Climate change mitigation policies in the Asia-Pacific: A concern for trade policymakers?
The Asian and Pacific region has led the twenty-first century surge in economic growth that is powering the global economy while lifting millions of people out of extreme poverty. The economic momentum has primarily been driven by ever-increasing exports and has thus led to a sharp expansion of (fossil fuel-intensive) production and cargo transportation. The downside is that this growth has also resulted in a considerable surge of greenhouse gas (GHG) emissions, which are likely to accelerate climate change and its potentially tremendous impacts (e.g., rising sea levels, glacial melt, tropical cyclones, changes in monsoon patterns, floods and droughts). Developing countries in Asia and the Pacific are expected to be the hardest hit by these changes, inter alia, due to their limited environmental carrying capacity and large coastal populations.

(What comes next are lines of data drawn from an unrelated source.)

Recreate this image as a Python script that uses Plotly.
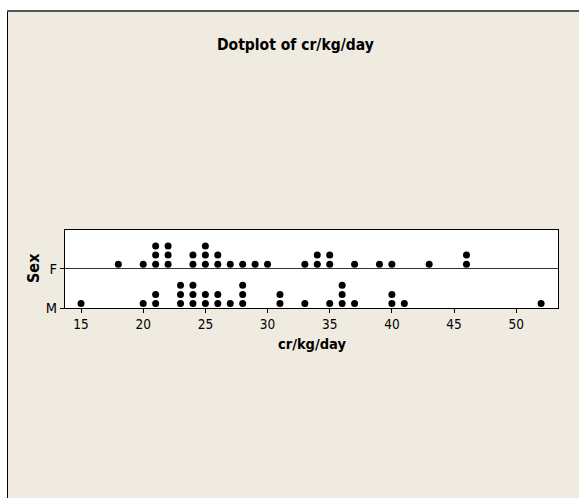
import plotly.graph_objects as go

# ---- data (value -> count of dots) ----
f_values = [18, 20, 21, 22, 24, 25, 26, 27, 28, 29, 30, 33, 34, 35, 37, 39, 40, 43, 46]
f_counts = [1, 1, 3, 3, 2, 3, 2, 1, 1, 1, 1, 1, 2, 2, 1, 1, 1, 1, 2]
m_values = [15, 20, 21, 23, 24, 25, 26, 27, 28, 31, 33, 35, 36, 37, 40, 41, 52]
m_counts = [1, 1, 2, 3, 3, 2, 2, 1, 3, 2, 1, 1, 3, 1, 2, 1, 1]
groups = ["M", "F"]
x_ticks = [15, 20, 25, 30, 35, 40, 45, 50]

W, H = 579, 498
L, R, T, B = 65, 21, 230, 190
PW, PH = W - L - R, H - T - B
FONT = "DejaVu Sans Condensed, DejaVu Sans, sans-serif"

def px(x):
    return (x - L) / PW

def py(y):
    return (H - B - y) / PH

Y_TOP = 1.985
DOT0 = 0.115
DOTSTEP = 0.231

def stack(values, counts, base):
    xs, ys = [], []
    for v, c in zip(values, counts):
        for k in range(c):
            xs.append(v)
            ys.append(base + DOT0 + DOTSTEP * k)
    return xs, ys

fig = go.Figure()
for gi, (vals, cnts) in enumerate([(m_values, m_counts), (f_values, f_counts)]):
    xs, ys = stack(vals, cnts, gi)
    fig.add_trace(go.Scatter(x=xs, y=ys, mode="markers",
                             marker=dict(color="black", size=7),
                             showlegend=False, hoverinfo="x"))

shapes = [
    # white strips outside the beige frame
    dict(type="rect", xref="paper", yref="paper", x0=px(-5), x1=px(7), y0=py(-5), y1=py(H + 5),
         fillcolor="white", line=dict(width=0), layer="above"),
    dict(type="rect", xref="paper", yref="paper", x0=px(-5), x1=px(W + 5), y0=py(-5), y1=py(10),
         fillcolor="white", line=dict(width=0), layer="above"),
    # frame lines
    dict(type="line", xref="paper", yref="paper", x0=px(7.5), x1=px(7.5), y0=py(10), y1=py(H + 5),
         line=dict(color="black", width=1), layer="above"),
    dict(type="line", xref="paper", yref="paper", x0=px(7), x1=px(W + 5), y0=py(11), y1=py(11),
         line=dict(color="#555555", width=2), layer="above"),
]

annotations = [
    dict(text="<b>Dotplot of cr/kg/day</b>", xref="paper", yref="paper", x=px(295), y=py(45),
         xanchor="center", yanchor="middle", showarrow=False, font=dict(family=FONT, size=15.5, color="black")),
    dict(text="<b>cr/kg/day</b>", xref="paper", yref="paper", x=px(312), y=py(344),
         xanchor="center", yanchor="middle", showarrow=False, font=dict(family=FONT, size=14.5, color="black")),
    dict(text="<b>Sex</b>", xref="paper", yref="paper", x=px(33.5), y=py(268.5), textangle=-90,
         xanchor="center", yanchor="middle", showarrow=False, font=dict(family=FONT, size=16, color="black")),
]

fig.update_layout(
    width=W, height=H,
    margin=dict(l=L, r=R, t=T, b=B, pad=0),
    paper_bgcolor="#F0EBE0",
    plot_bgcolor="white",
    font=dict(family=FONT, size=12, color="black"),
    shapes=shapes,
    annotations=annotations,
    xaxis=dict(range=[13.71, 53.36], tickvals=x_ticks, ticks="outside", ticklen=4, tickcolor="black",
               showgrid=False, zeroline=False, showline=True, linecolor="black", linewidth=1, mirror=True,
               tickfont=dict(family=FONT, size=13.5)),
    yaxis=dict(range=[0, Y_TOP], tickvals=[0, 1], ticktext=groups, ticks="outside", ticklen=4,
               tickcolor="black", showgrid=True, gridcolor="#333333", gridwidth=1, zeroline=False,
               showline=True, linecolor="black", linewidth=1, mirror=True,
               tickfont=dict(family=FONT, size=14.5)),
)

fig.write_html("out.html",
               config={"displayModeBar": False},
               post_script="document.body.style.margin='0px';document.body.style.padding='0px';")
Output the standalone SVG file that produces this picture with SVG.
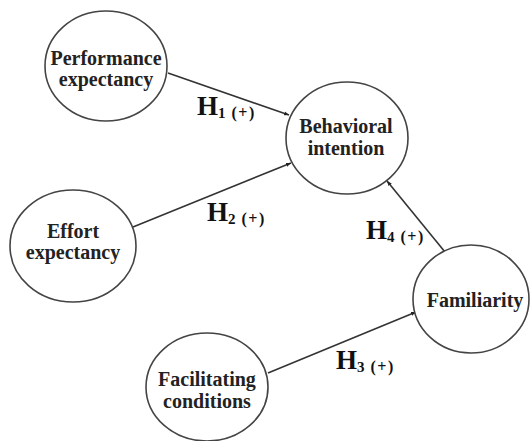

Thus there is a pressing need to improve the environmental sustainability of trade-led growth strategies in the region. The objective of “greening trade” and the related implementation of climate change policies are com- plicated by, for example, competitiveness concerns and “carbon leakage”, which make it difficult to find an effective post-Kyoto Agreement. Therefore, governments in developed and developing countries are called on to design nation-specific policy frameworks (so-called nationally appropriate mitigation actions [NAMAs]) that are supportive of trade and the climate. Stated differently, the realization of well-designed unilateral climate change initiatives (particularly those with the objective of clean technology transfer and diffusion) could help countries to develop new trade opportunities.